— YOUR GOAL —
Omit pictures and quote the listing below line by line, from its start through the line that holds "(1024,227) -- cycle;".

— DATA SEGMENT —
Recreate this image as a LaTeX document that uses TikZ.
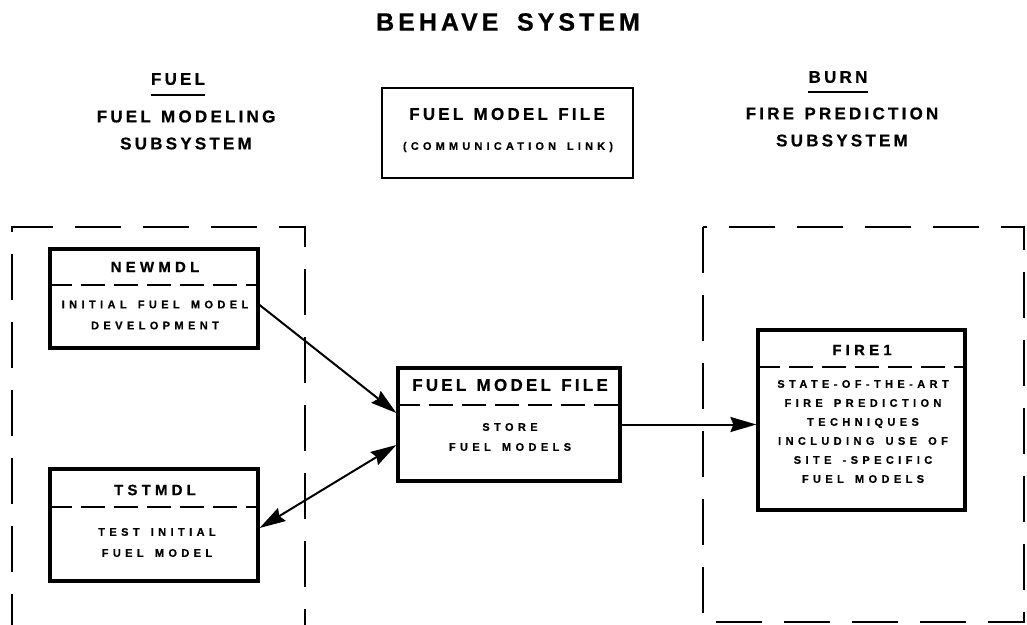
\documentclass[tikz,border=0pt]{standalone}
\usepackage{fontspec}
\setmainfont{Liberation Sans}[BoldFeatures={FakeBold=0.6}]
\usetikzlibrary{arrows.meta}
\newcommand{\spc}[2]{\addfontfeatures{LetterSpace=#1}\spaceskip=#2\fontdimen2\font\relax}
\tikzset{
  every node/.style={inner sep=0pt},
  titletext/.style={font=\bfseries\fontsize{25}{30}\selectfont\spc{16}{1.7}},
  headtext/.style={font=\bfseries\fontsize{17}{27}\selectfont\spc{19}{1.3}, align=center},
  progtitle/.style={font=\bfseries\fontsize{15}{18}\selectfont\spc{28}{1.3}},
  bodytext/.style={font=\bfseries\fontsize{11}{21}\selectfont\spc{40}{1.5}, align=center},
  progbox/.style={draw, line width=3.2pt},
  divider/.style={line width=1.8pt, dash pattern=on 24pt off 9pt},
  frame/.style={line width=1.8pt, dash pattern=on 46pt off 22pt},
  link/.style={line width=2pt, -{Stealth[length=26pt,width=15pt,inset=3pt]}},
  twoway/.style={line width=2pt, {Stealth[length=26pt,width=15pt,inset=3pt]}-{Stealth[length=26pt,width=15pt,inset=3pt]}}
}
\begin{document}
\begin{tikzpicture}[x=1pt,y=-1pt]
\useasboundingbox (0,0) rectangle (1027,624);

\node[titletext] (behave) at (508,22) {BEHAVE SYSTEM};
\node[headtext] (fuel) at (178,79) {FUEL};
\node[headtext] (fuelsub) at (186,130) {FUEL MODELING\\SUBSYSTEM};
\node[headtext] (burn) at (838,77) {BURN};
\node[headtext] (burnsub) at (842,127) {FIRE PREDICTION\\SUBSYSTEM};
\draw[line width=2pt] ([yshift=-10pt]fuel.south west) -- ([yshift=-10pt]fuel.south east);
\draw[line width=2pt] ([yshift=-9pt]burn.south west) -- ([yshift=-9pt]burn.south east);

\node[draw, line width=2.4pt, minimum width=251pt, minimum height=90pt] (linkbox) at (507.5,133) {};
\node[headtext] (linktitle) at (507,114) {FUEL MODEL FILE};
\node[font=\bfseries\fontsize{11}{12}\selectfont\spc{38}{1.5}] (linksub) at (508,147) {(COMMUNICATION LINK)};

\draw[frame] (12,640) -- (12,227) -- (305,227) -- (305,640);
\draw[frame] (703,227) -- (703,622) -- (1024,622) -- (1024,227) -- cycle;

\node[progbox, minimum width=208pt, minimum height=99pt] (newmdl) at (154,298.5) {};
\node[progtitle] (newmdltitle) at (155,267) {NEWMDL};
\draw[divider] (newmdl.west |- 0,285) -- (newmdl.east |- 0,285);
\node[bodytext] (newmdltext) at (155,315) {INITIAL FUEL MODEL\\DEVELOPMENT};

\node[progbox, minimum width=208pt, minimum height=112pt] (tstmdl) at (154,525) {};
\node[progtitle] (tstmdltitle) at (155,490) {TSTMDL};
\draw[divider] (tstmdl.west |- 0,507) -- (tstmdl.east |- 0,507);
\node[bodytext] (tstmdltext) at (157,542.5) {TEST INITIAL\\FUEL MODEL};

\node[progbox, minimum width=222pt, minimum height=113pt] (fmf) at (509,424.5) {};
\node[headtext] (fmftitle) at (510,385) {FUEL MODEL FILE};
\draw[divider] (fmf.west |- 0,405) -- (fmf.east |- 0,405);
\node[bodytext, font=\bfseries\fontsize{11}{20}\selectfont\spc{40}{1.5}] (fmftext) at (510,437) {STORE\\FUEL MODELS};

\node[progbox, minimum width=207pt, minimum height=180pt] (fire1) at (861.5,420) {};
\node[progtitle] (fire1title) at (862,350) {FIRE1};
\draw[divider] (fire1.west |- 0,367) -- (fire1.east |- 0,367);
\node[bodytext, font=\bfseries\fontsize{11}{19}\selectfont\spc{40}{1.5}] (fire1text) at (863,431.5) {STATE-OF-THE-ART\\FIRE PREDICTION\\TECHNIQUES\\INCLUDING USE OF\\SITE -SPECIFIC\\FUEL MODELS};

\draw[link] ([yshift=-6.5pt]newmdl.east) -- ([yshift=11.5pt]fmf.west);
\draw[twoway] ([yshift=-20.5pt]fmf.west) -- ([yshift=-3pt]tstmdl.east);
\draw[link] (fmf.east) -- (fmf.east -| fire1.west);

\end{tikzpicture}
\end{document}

— EXERCISE RESULT —
Recreate this image as a LaTeX document that uses TikZ.
\documentclass[tikz,border=0pt]{standalone}
\usepackage{fontspec}
\setmainfont{Liberation Sans}[BoldFeatures={FakeBold=0.6}]
\usetikzlibrary{arrows.meta}
\newcommand{\spc}[2]{\addfontfeatures{LetterSpace=#1}\spaceskip=#2\fontdimen2\font\relax}
\tikzset{
  every node/.style={inner sep=0pt},
  titletext/.style={font=\bfseries\fontsize{25}{30}\selectfont\spc{16}{1.7}},
  headtext/.style={font=\bfseries\fontsize{17}{27}\selectfont\spc{19}{1.3}, align=center},
  progtitle/.style={font=\bfseries\fontsize{15}{18}\selectfont\spc{28}{1.3}},
  bodytext/.style={font=\bfseries\fontsize{11}{21}\selectfont\spc{40}{1.5}, align=center},
  progbox/.style={draw, line width=3.2pt},
  divider/.style={line width=1.8pt, dash pattern=on 24pt off 9pt},
  frame/.style={line width=1.8pt, dash pattern=on 46pt off 22pt},
  link/.style={line width=2pt, -{Stealth[length=26pt,width=15pt,inset=3pt]}},
  twoway/.style={line width=2pt, {Stealth[length=26pt,width=15pt,inset=3pt]}-{Stealth[length=26pt,width=15pt,inset=3pt]}}
}
\begin{document}
\begin{tikzpicture}[x=1pt,y=-1pt]
\useasboundingbox (0,0) rectangle (1027,624);

\node[titletext] (behave) at (508,22) {BEHAVE SYSTEM};
\node[headtext] (fuel) at (178,79) {FUEL};
\node[headtext] (fuelsub) at (186,130) {FUEL MODELING\\SUBSYSTEM};
\node[headtext] (burn) at (838,77) {BURN};
\node[headtext] (burnsub) at (842,127) {FIRE PREDICTION\\SUBSYSTEM};
\draw[line width=2pt] ([yshift=-10pt]fuel.south west) -- ([yshift=-10pt]fuel.south east);
\draw[line width=2pt] ([yshift=-9pt]burn.south west) -- ([yshift=-9pt]burn.south east);

\node[draw, line width=2.4pt, minimum width=251pt, minimum height=90pt] (linkbox) at (507.5,133) {};
\node[headtext] (linktitle) at (507,114) {FUEL MODEL FILE};
\node[font=\bfseries\fontsize{11}{12}\selectfont\spc{38}{1.5}] (linksub) at (508,147) {(COMMUNICATION LINK)};

\draw[frame] (12,640) -- (12,227) -- (305,227) -- (305,640);
\draw[frame] (703,227) -- (703,622) -- (1024,622) -- (1024,227) -- cycle;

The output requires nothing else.